10. De rechtbank overweegt als volgt. Er staat een vlucht gepland voor 16 november 2021 naar Roemenië. Verweerder heeft ter zitting toegelicht dat het een vaste werkwijze is dat er vanuit wordt gegaan dat de vlucht door gaat, zo lang er geen afwijzing van Roemenië is. Er is geen expliciete bevestiging nodig van de Roemeense autoriteiten. De rechtbank is van oordeel dat dit geen reden vormt om ervan uit te gaan dat de vlucht naar Roemenië geen doorgang zal vinden. Ten aanzien van de recente ontwikkelingen omtrent het coronavirus, zijn er naar het oordeel van de rechtbank vooralsnog onvoldoende concrete aanwijzingen dat de overdracht aan Roemenië niet mogelijk zal zijn. Van eiser mag worden verlangd mee te werken aan de voor de vlucht verplichte coronatest. Deze beroepsgrond slaagt niet.
11. Het beroep is ongegrond. Daarom wordt ook het verzoek om schadevergoeding afgewezen.
12. Voor een proceskostenveroordeling bestaat geen aanleiding.

Beslissing

De rechtbank:
  • verklaart het beroep ongegrond;
  • wijst het verzoek om schadevergoeding af.

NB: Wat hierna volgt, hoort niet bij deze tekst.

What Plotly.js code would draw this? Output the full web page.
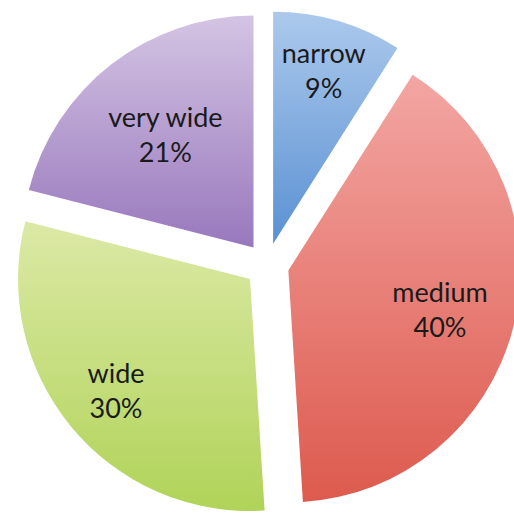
<!DOCTYPE html>
<html>
<head>
<meta charset="utf-8">
<script src="https://cdn.plot.ly/plotly-3.0.1.min.js"></script>
<style>
html, body { margin: 0; padding: 0; overflow: hidden; background: #ffffff; }
#chart { width: 521px; height: 519px; }
</style>
</head>
<body>
<div id="chart"></div>
<script>
const categories = ["narrow", "medium", "wide", "very wide"];
const shares = [9, 40, 30, 21];
const sliceColors = ["#86ade0", "#ea807a", "#c8de80", "#b79fd1"];
const gradientTop = ["#acc9ec", "#f3a6a3", "#dce9a6", "#d4c4e3"];
const gradientBottom = ["#5a91d3", "#dd5a4e", "#b0d358", "#9878bd"];
const clear = ["rgba(0,0,0,0)", "rgba(0,0,0,0)", "rgba(0,0,0,0)", "rgba(0,0,0,0)"];

const labelFont = { family: "Lato, 'Open Sans', sans-serif", size: 27, color: "#1a1a1a" };

function pieTrace(colors, hole, positions) {
  return {
    type: "pie",
    labels: categories,
    values: shares,
    sort: false,
    direction: "clockwise",
    rotation: 0,
    pull: 0.095,
    hole: hole,
    marker: { colors: colors, line: { width: 0 } },
    texttemplate: "%{label}<br>%{percent}",
    textposition: positions,
    insidetextorientation: "horizontal",
    insidetextfont: labelFont,
    hoverinfo: "none",
    showlegend: false
  };
}

// solid slices with the narrow and very wide labels
const slices = pieTrace(sliceColors, 0, ["inside", "none", "none", "inside"]);
// transparent label layers that move the medium and wide labels outward
const mediumLabels = pieTrace(clear, 0.35, ["none", "inside", "none", "none"]);
const wideLabels = pieTrace(clear, 0.5, ["none", "none", "inside", "none"]);

const layout = {
  width: 521,
  height: 519,
  margin: { l: 13, r: 0, t: 11, b: 0 },
  paper_bgcolor: "#ffffff",
  plot_bgcolor: "#ffffff",
  uniformtext: { minsize: 27, mode: "show" },
  showlegend: false
};

Plotly.newPlot("chart", [slices, mediumLabels, wideLabels], layout, { displayModeBar: false, staticPlot: true }).then(function (gd) {
  const svg = gd.querySelector("svg.main-svg");
  const ns = "http://www.w3.org/2000/svg";
  let defs = svg.querySelector("defs");
  if (!defs) { defs = document.createElementNS(ns, "defs"); svg.insertBefore(defs, svg.firstChild); }
  categories.forEach(function (c, i) {
    const g = document.createElementNS(ns, "linearGradient");
    g.setAttribute("id", "sliceGrad" + i);
    g.setAttribute("x1", "0"); g.setAttribute("y1", "0");
    g.setAttribute("x2", "0"); g.setAttribute("y2", "1");
    const s1 = document.createElementNS(ns, "stop");
    s1.setAttribute("offset", "0"); s1.setAttribute("stop-color", gradientTop[i]);
    const s2 = document.createElementNS(ns, "stop");
    s2.setAttribute("offset", "1"); s2.setAttribute("stop-color", gradientBottom[i]);
    g.appendChild(s1); g.appendChild(s2);
    defs.appendChild(g);
  });
  const firstTrace = gd.querySelectorAll(".pielayer .trace")[0];
  firstTrace.querySelectorAll("path.surface").forEach(function (p, i) {
    p.style.fill = "url(#sliceGrad" + i + ")";
  });
});
</script>
</body>
</html>
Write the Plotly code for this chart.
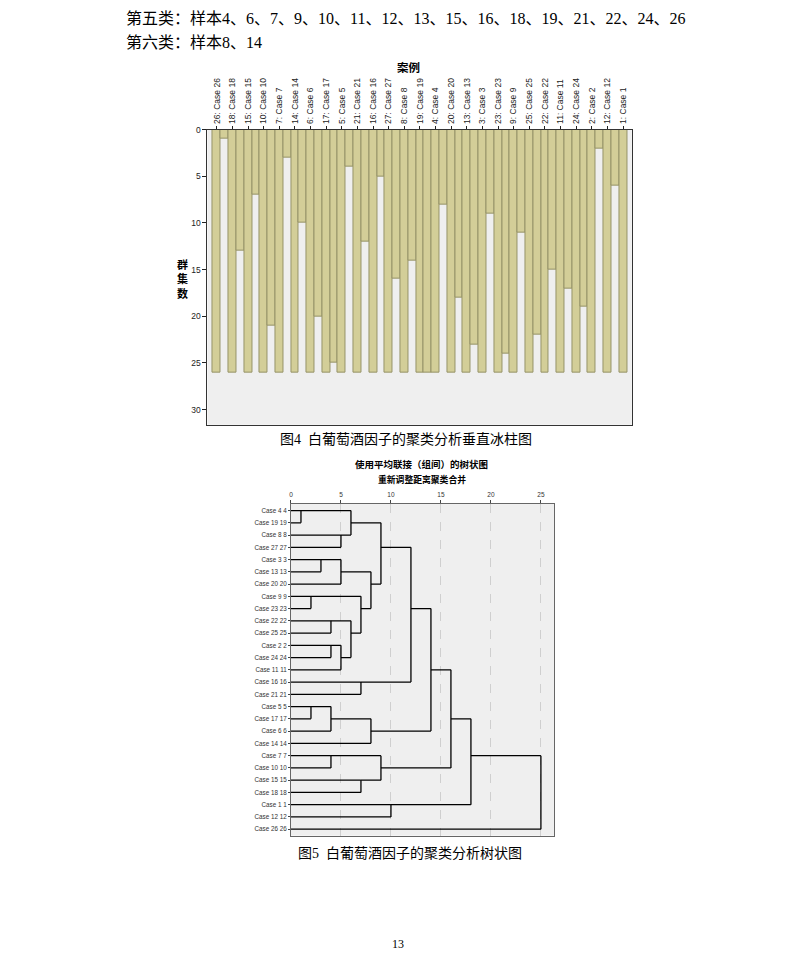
import math
import plotly.graph_objects as go

W, H = 793, 956

# ---------------- data ----------------
# Vertical icicle (order of cases from left to right)
icicle_cases = [26, 18, 15, 10, 7, 14, 6, 17, 5, 21, 16, 27, 8, 19, 4, 20, 13, 3, 23, 9, 25, 22, 11, 24, 2, 12, 1]
case_depth = 26
# depth of the filled gap column between consecutive cases
gap_depths = [1, 13, 7, 21, 3, 10, 20, 25, 4, 12, 5, 16, 14, 26, 8, 18, 23, 9, 24, 11, 22, 15, 17, 19, 2, 6]
icicle_yticks = [0, 5, 10, 15, 20, 25, 30]

# Dendrogram (average linkage, rescaled distance)
dendro_order = [4, 19, 8, 27, 3, 13, 20, 9, 23, 22, 25, 2, 24, 11, 16, 21, 5, 17, 6, 14, 7, 10, 15, 18, 1, 12, 26]
merge_a = [4, 9, 5, 3, 22, 2, 5, 7, 8, 3, 2, 4, 22, 9, 16, 15, 3, 5, 4, 7, 1, 4, 4, 4, 4, 4]
merge_b = [19, 23, 17, 13, 25, 24, 6, 10, 27, 20, 11, 8, 2, 22, 21, 18, 9, 14, 3, 15, 12, 16, 5, 7, 1, 26]
merge_dist = [1, 2, 2, 3, 4, 4, 4, 4, 5, 5, 5, 6, 6, 7, 7, 7, 8, 8, 9, 9, 10, 12, 14, 16, 18, 25]
dendro_xticks = [0, 5, 10, 15, 20, 25]

top_line1 = "第五类：样本4、6、7、9、10、11、12、13、15、16、18、19、21、22、24、26"
top_line2 = "第六类：样本8、14"
cap4 = "图4  白葡萄酒因子的聚类分析垂直冰柱图"
cap5 = "图5  白葡萄酒因子的聚类分析树状图"
dendro_title = "使用平均联接（组间）的树状图"
dendro_sub = "重新调整距离聚类合并"
page_no = "13"


def px(x, y):
    return x / W, 1 - y / H


# ---------------- icicle columns ----------------
ice_x, ice_v = [], []
for i, c in enumerate(icicle_cases):
    ice_x.append(2 * i)
    ice_v.append(case_depth)
    if i < len(gap_depths):
        ice_x.append(2 * i + 1)
        ice_v.append(gap_depths[i])

fig = go.Figure()
fig.add_trace(go.Bar(
    x=ice_x, y=ice_v, width=1,
    marker=dict(color="rgb(211,206,152)", line=dict(color="rgb(150,147,105)", width=1)),
    xaxis="x", yaxis="y", hoverinfo="skip", showlegend=False,
))

# ---------------- dendrogram segments ----------------
row_of = {c: i for i, c in enumerate(dendro_order)}
cluster_of = {c: c for c in dendro_order}
node = {c: (0.0, float(row_of[c])) for c in dendro_order}
seg_x, seg_y = [], []
next_id = 1000
for a, b, d in zip(merge_a, merge_b, merge_dist):
    ca, cb = cluster_of[a], cluster_of[b]
    xa, ya = node[ca]
    xb, yb = node[cb]
    seg_x += [xa, d, None, xb, d, None, d, d, None]
    seg_y += [ya, ya, None, yb, yb, None, ya, yb, None]
    nid = next_id
    next_id += 1
    node[nid] = (float(d), float(math.floor((ya + yb) / 2)))
    for k, v in list(cluster_of.items()):
        if v in (ca, cb):
            cluster_of[k] = nid

fig.add_trace(go.Scatter(
    x=seg_x, y=seg_y, mode="lines",
    line=dict(color="black", width=1.3),
    xaxis="x2", yaxis="y2", hoverinfo="skip", showlegend=False,
))

# ---------------- layout ----------------
ax_font = dict(family="Liberation Sans, Arial", size=8.5, color="#222")
cjk = "Liberation Serif, Noto Sans CJK SC"

x0, y1 = px(206, 422)
x1, y0 = px(631.3, 125.3)
dx0, dy1 = px(289.7, 835)
dx1, dy0 = px(553.3, 501.7)

annotations = []


def ann(text, x, y, size, xanchor="center", bold=False, family=cjk, color="black"):
    ax, ay = px(x, y)
    t = f"<b>{text}</b>" if bold else text
    annotations.append(dict(text=t, x=ax, y=ay, xref="paper", yref="paper",
                            xanchor=xanchor, yanchor="middle", showarrow=False,
                            borderpad=0, borderwidth=0,
                            font=dict(family=family, size=size, color=color)))


ann(top_line1, 124, 14, 16, xanchor="left")
ann(top_line2, 124, 38, 16, xanchor="left")
ann("案例", 408, 62, 11.5, bold=True, family="Noto Sans CJK SC")
ann("群<br>集<br>数", 181, 275, 11, bold=True, family="Noto Sans CJK SC")
ann(cap4, 405, 436, 14)
ann(dendro_title, 421, 461, 9.5, bold=True, family="Noto Sans CJK SC")
ann(dendro_sub, 421, 477, 8.8, bold=True, family="Noto Sans CJK SC")
ann(cap5, 409, 853, 14)
ann(page_no, 397, 944, 12)

fig.update_layout(
    width=W, height=H,
    margin=dict(l=0, r=0, t=0, b=0),
    paper_bgcolor="white",
    plot_bgcolor="#efefef",
    bargap=0,
    showlegend=False,
    annotations=annotations,
    xaxis=dict(
        domain=[x0, x1], range=[-1.2, 53.1], anchor="y", side="top",
        tickmode="array", tickvals=[2 * i for i in range(len(icicle_cases))],
        ticktext=[f"{c}: Case {c}" for c in icicle_cases],
        tickangle=-90, ticks="outside", ticklen=3, tickcolor="#222",
        tickfont=ax_font, showgrid=False, zeroline=False,
        showline=True, mirror=True, linecolor="#333", linewidth=1,
    ),
    yaxis=dict(
        domain=[y1, y0], range=[31.63, 0], anchor="x",
        tickmode="array", tickvals=icicle_yticks,
        ticks="outside", ticklen=4, tickcolor="#222",
        tickfont=ax_font, showgrid=False, zeroline=False,
        showline=True, mirror=True, linecolor="#333", linewidth=1,
    ),
    xaxis2=dict(
        domain=[dx0, dx1], range=[0, 26.3], anchor="y2", side="top",
        tickmode="array", tickvals=dendro_xticks,
        ticks="outside", ticklen=3, tickcolor="#444",
        tickfont=dict(family="Liberation Sans, Arial", size=6.5, color="#333"),
        showgrid=True, gridcolor="#cfcfcf", griddash="dash", gridwidth=1,
        zeroline=False, showline=True, mirror=True, linecolor="#666", linewidth=1,
    ),
    yaxis2=dict(
        domain=[dy1, dy0], range=[26.53, -0.53], anchor="x2",
        tickmode="array", tickvals=list(range(len(dendro_order))),
        ticktext=[f"Case {c} {c}" for c in dendro_order],
        ticks="outside", ticklen=2, tickcolor="#444",
        tickfont=dict(family="Liberation Sans, Arial", size=6.3, color="#333"),
        showgrid=False, zeroline=False,
        showline=True, mirror=True, linecolor="#666", linewidth=1,
    ),
)

fig.write_html(
    "out.html",
    config={"displayModeBar": False},
    post_script="document.body.style.margin='0';document.body.style.overflow='hidden';",
)
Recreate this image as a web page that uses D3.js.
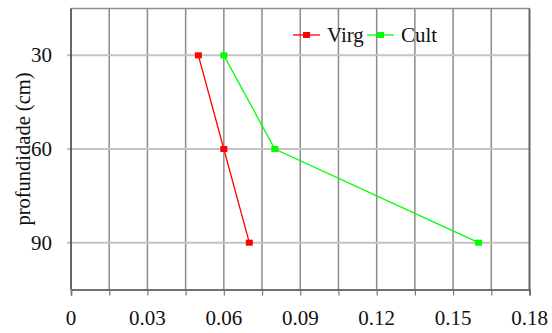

Deze uitspraak is gedaan door mr. D. Verduijn, rechter, in aanwezigheid van mr. M.A.W.M. Engels, griffier.
De uitspraak is uitgesproken en bekendgemaakt op:
11 november 2021
en is openbaar gemaakt door publicatie op rechtspraak.nl
Mr. D. Verduijn M.A.W.M. Engels
Rechter Griffier
Rechtbank Midden-Nederland Rechtbank Midden-Nederland
Documentcode: [documentcode]
Rechtsmiddel
Tegen deze uitspraak kan hoger beroep worden ingesteld bij de Afdeling
Bestuursrechtspraak van de Raad van State binnen één week na de dag van bekendmaking.